Stephen: I'm so happy I found my way to your blog! (I did so while exploring Charlotte Mew's work and world, in preparation for an event I'm programming for NYC's Cornelia Street Cafe.) I'm especially moved to see the excerpt from her letter to Hardy. I first came across her name in a Hardy biography, and now I can't imagine life without her. (I felt the same when I discovered E.A. Robinson.) Thank you so much for your beautiful posts....Warm regards, Dee

Stephen Pentz said...

Dee: I'm happy that you found your way here, and I hope that you'll return often.

Yes, Charlotte Mew's poetry is remarkable, isn't it? I agree with you about her letter to Hardy: very moving. As you probably know, the best edition of her poems is The Complete Poems, edited by John Newton. However (and, again, you may already be aware of it), I also recommend an earlier edition edited by Val Warner which contains selections from her prose.
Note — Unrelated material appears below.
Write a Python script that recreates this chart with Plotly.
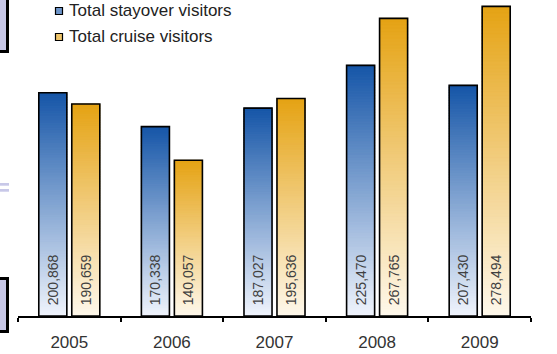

I recommend in particular a two-part essay about trees.

Thank you again for visiting, and for your kind words about the blog.

Hellzapoppet said...

Hi Stephen -- I'm guessing you're probably not in NYC, but if you know anyone there who'd like to come to our tribute to Charlotte Mew on 11/17: https://www.facebook.com/events/604615872994563/?fref=ts
And here's the venue website: http://www.corneliastreetcafe.com/downstairs/Performances.asp?sdate=11/17/2014&from_cal=0
Her poetry deserves so much more attention, as you said, and I'm hoping that we have a full house of people who will discover her!
Thank you again for your lovely and invaluable blog....All best, Dee

Stephen Pentz said...

Dee: Thank you very much for that update. You're right: I'm on the opposite coast! But I have gone to the Cornelia website and read about the event: it sounds delightful. (I hadn't seen that drawing of her before: thank you for that.)

You are doing a wonderful and selfless thing. I wish you all the best, and great success. I don't need to tell you that she deserves this recognition and attention. And I love the fact that it is, in part, a celebration of her birthday.

Thank you very much for the update, and for visiting again. And, if you are not too busy, please let me know how it goes.